Decline in iPhone Shipments Could Make Apple Worst-Performing Top Five Smartphone Brand of 2016
Apple's global iPhone shipments will fall short of analysts' consensus estimates of 210 to 230 million units in the 2016 fiscal year, according to a new research note issued by respected KGI Securities analyst Ming-Chi Kuo. In a worst case scenario, iPhone shipments in 2016 are expected to reach just 190 million units, which is an 18% reduction in shipment growth and 3 million fewer iPhones than Apple sold in 2014.
Even in a best case scenario, said Kuo, Apple is expected to sell 205 million units, 5 million short of the lower end of analysts' estimate range and amounting to a 11.6% reduction in growth. Regardless of the best or worst case scenario, Kuo predicts Apple will underperform the industry and become the only global top-five smartphone brand to see shipments decline in 2016.
The analyst described slowing market demand for large-screen handset replacements and limited iPhone 7 selling points as key factors behind the expected decline, noting that the contribution of revised-up iPhone SE shipments in the 2016 fiscal year will remain "insignificant".
Given the fact that shipments fell YoY for the first time in 1Q16, we don't think large-screen replacement demand will contribute much to growth. To sustain growth, the iPhone needs to come up with more innovative features to revitalize the user experience, for example in form factor design, software and hardware specs. We don't see many attractive selling points for iPhone 7 in 2H16 and are conservative on 2H16F shipments. While we revise up 2016F iPhone SE shipments from 12mn to 18mn units, this won't offset overall iPhone shipments decline.
Kuo's note predicts that out of Samsung, Apple, Huawei, Oppo, and Vivo, only Apple will see shipments fall year-on-year, which suggests to KGI Securities that the decline in iPhone sales can't be solely blamed on industry structure.
"While we believe the high-end smartphone market still has room for growth, the development of a newer, more innovative user experience is a prerequisite for growth," said Kuo. "We believe only iPhone will see shipments fall YoY in 2016, for three reasons: (1) intensification of market competition; (2) time needed for commercialization of new user experience technologies; and (3) iPhone needs a makeover (e.g. form factor design) to keep attracting consumers."
As far as a handset makeover is concerned, rumors indicate the iPhone 7 will share a design similar to the iPhone 6s, but may be slightly thinner, perhaps through the removal of the 3.5mm headphone jack and the implementation of a thinner Lightning port. Antenna bands across the back of the device may be removed, but are expected to remain at the top, bottom, and sides of the iPhone, while the rear camera may be flush with the case.
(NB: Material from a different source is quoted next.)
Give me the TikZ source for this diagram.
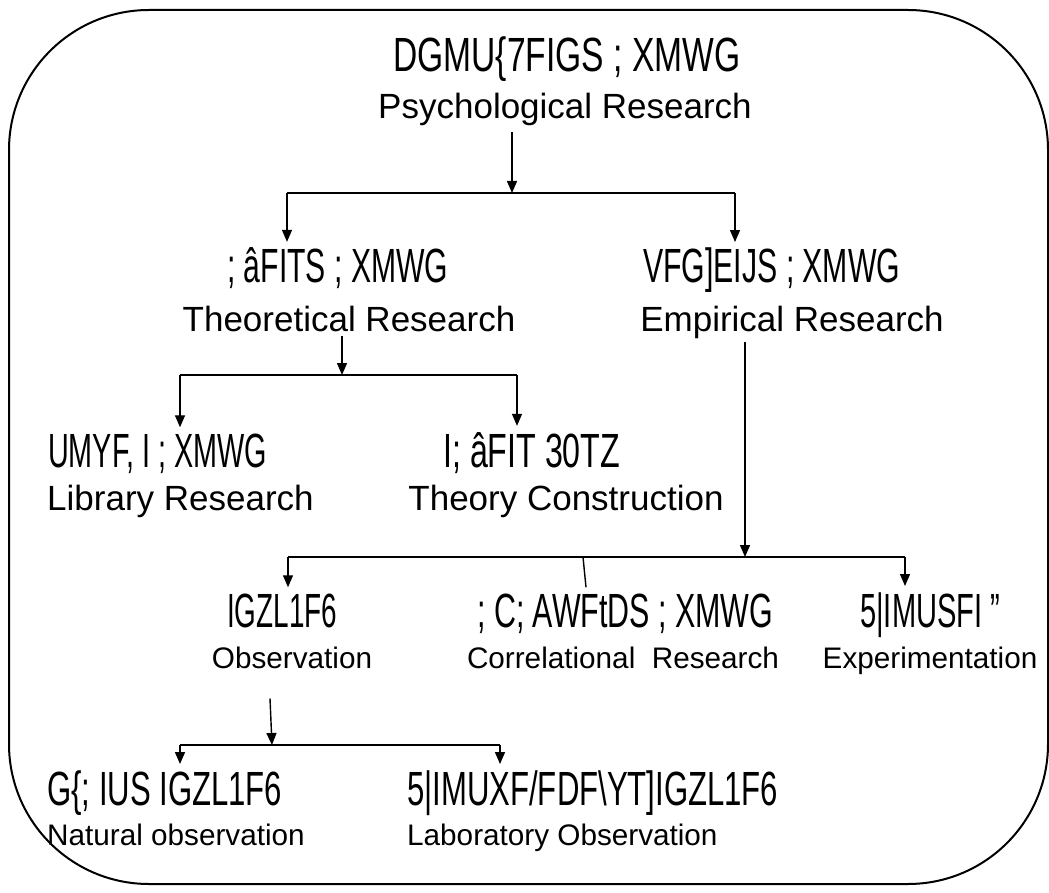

Other rumors suggest Apple may be planning to introduce two versions of the iPhone 7 Plus – one with a single lens and a second with a dual-lens camera system that offers DSLR-like image quality with 2-3x optical zoom and improved performance in low light conditions. Whatever form the iPhone 7 takes, Apple will be hopeful of exciting consumers in ways that perhaps the iPhone SE could not, as the company strives to overcome what some commentators have called "peak iPhone".
Apple's earnings announcement for the second fiscal quarter (first calendar quarter) of 2016 takes place on Tuesday, April 26, and will provide a look at sales of the iPhone 6s, 6s Plus, and SE following Apple's record first quarter, which saw the company announce 74.8 million iPhone sales and $18.4 billion profit on $75.9 billion in revenue.
Apple has warned that iPhone sales will decline in the March quarter and has provided Q2 2016 guidance of $50 to $53 billion in revenue and gross margin between 39 and 39.5 percent. Should Apple only take in $50 to $53 billion, the company will see its first year-over-year revenue drop in 13 years.